The upcoming Austin City Limits (ACL) music festival is one of the longest-running festivals in the United States, bringing together legendary acts for two weekends of exciting live music. These acts range from hard rock legends Guns N’ Roses to teenage stream-queen Billie Eilish, combining for one giant musical event like no other. But before the ACL, before Coachella, and before Lollapalooza, there was Woodstock.

The Woodstock Arts and Music Festival was a 3-day celebration of art and music held at a 601-acre dairy farm in the town of Bethel, New York. The festival marks its 50th anniversary this year, so let’s take a look back and see how this famous celebration paved the way for music as we know it today.

Woodstock was initiated by Michael Lang, Artie Kornfeld, Joel Rosenman, and John P. Roberts back in 1969 and was originally pegged to be three days of peace and music. At the time, the motivation for Woodstock was to raise money so that they could build their own recording studio. Little did they know that what would transpire in those three days was an event that would be forever etched into the annals of music history.

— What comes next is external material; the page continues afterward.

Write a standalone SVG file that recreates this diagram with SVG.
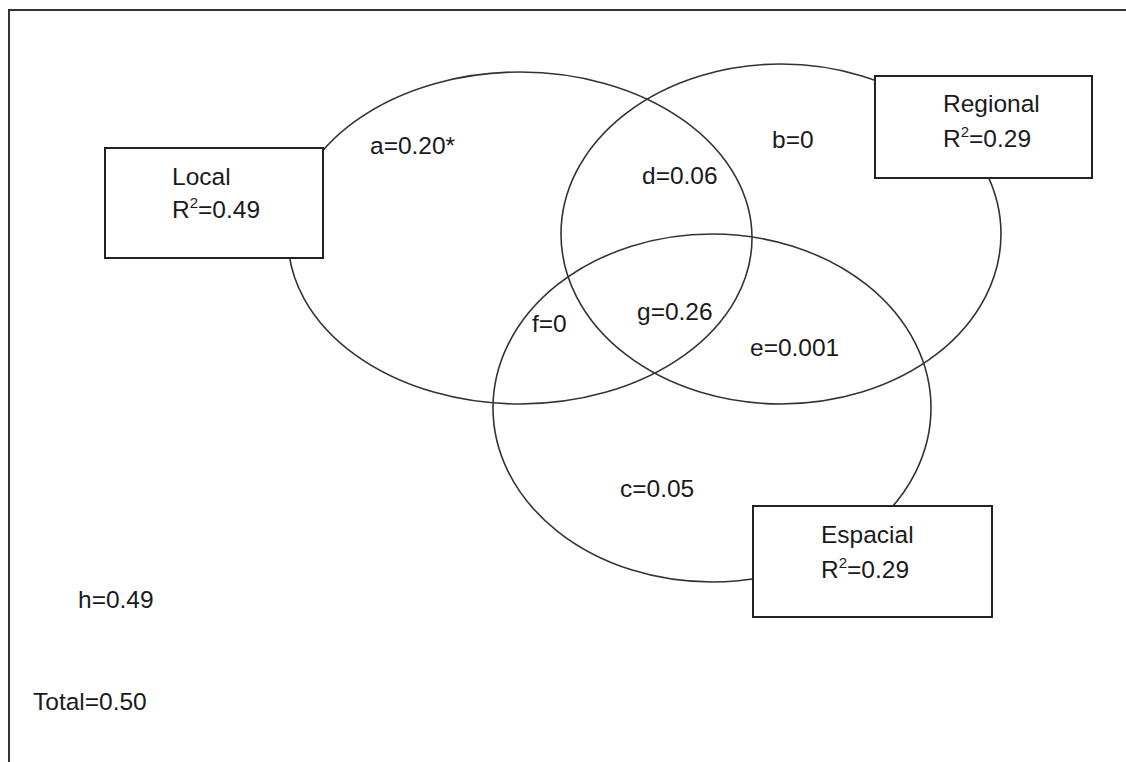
<svg xmlns="http://www.w3.org/2000/svg" width="1126" height="762" viewBox="0 0 1126 762">
<style>
.frame{fill:none;stroke:#333;stroke-width:2}
.ell{fill:none;stroke:#333;stroke-width:1.6}
.box{fill:#fff;stroke:#222;stroke-width:2}
text{font-family:"Liberation Sans",Arial,sans-serif;font-size:24.5px;fill:#1a1a1a}
.sup{font-size:15px}
</style>
<rect width="1126" height="762" fill="#fff"/>
<rect class="frame" x="9" y="10" width="1140" height="780"/>
<g id="connectors">
<ellipse class="ell" cx="520" cy="238" rx="232" ry="166"/>
<ellipse class="ell" cx="781" cy="234" rx="220" ry="170"/>
<ellipse class="ell" cx="712" cy="408" rx="219" ry="174"/>
</g>
<g id="local">
<rect class="box" x="105" y="148" width="218" height="110"/>
<text x="172" y="185">Local</text>
<text x="172" y="218">R<tspan class="sup" dy="-10">2</tspan><tspan dy="10">=0.49</tspan></text>
</g>
<g id="regional">
<rect class="box" x="875" y="76" width="217" height="102"/>
<text x="943" y="112">Regional</text>
<text x="943" y="147">R<tspan class="sup" dy="-10">2</tspan><tspan dy="10">=0.29</tspan></text>
</g>
<g id="espacial">
<rect class="box" x="753" y="506" width="239" height="111"/>
<text x="821" y="543">Espacial</text>
<text x="821" y="578">R<tspan class="sup" dy="-10">2</tspan><tspan dy="10">=0.29</tspan></text>
</g>
<g id="labels">
<text x="370" y="154">a=0.20*</text>
<text x="772" y="148">b=0</text>
<text x="642" y="184">d=0.06</text>
<text x="532" y="332">f=0</text>
<text x="637" y="320">g=0.26</text>
<text x="750" y="356">e=0.001</text>
<text x="620" y="497">c=0.05</text>
<text x="78" y="608">h=0.49</text>
<text x="33" y="710">Total=0.50</text>
</g>
</svg>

Indeed, legends such as Santana, Grateful Dead, Crosby, Stills, Nash & Young, Janis Joplin, and Jimi Hendrix with his band Gypsy Sun & Rainbows hit the stage that fateful weekend — a sign of things to come for the iconic festival. Through the years, many bands and artists would follow in their footsteps and grace the Woodstock stage. Bob Dylan, The Red Hot Chili Peppers, Nine Inch Nails, and Green Day all appeared in the 1994 version of the festival, signaling a new phase as newer acts began signing up to appear at the festival.

Despite the changes, the essence of the festival remained the same. This was most evident at Woodstock ’99, when rock band Rage Against The Machine appeared. Lottoland’s list of rock songs that changed the world features Killing In The Name, and it was during this song that the band decided to set fire to the United States of America flag. This was said to be in protest of the rampant discrimination and institutional racism in the country. In the eyes of many, the flag burning was akin to Jimi Hendrix’s rousing rendition of the Star-Spangled Banner, which in itself was a statement against the Vietnam war.

Five decades later, it’s clear that Woodstock was the beginning of a shift in the way the world saw rock n’ roll. A feature published in the New York Times on the lasting effect of Woodstock detailed that other monumental events such as Live Aid used Woodstock as a point of reference. This is an indisputable sign that Woodstock ushered in the age of giant music festivals and paved the way for Live Aid and the multitude of festivals, both ongoing and in the works, today.


UPDATE: However, in an unfortunate turn of events, the celebration for the 50th anniversary of the first-ever Woodstock has fallen through, which means that no official commemoration will occur for the festival’s golden anniversary. But if you think about it, all festivals that celebrate music, in a sense, also celebrate Woodstock and those glorious days of peace and music back in ’69. Woodstock lives on through its legacy in this way, so perhaps another 50-year wait wouldn’t really hurt anyone.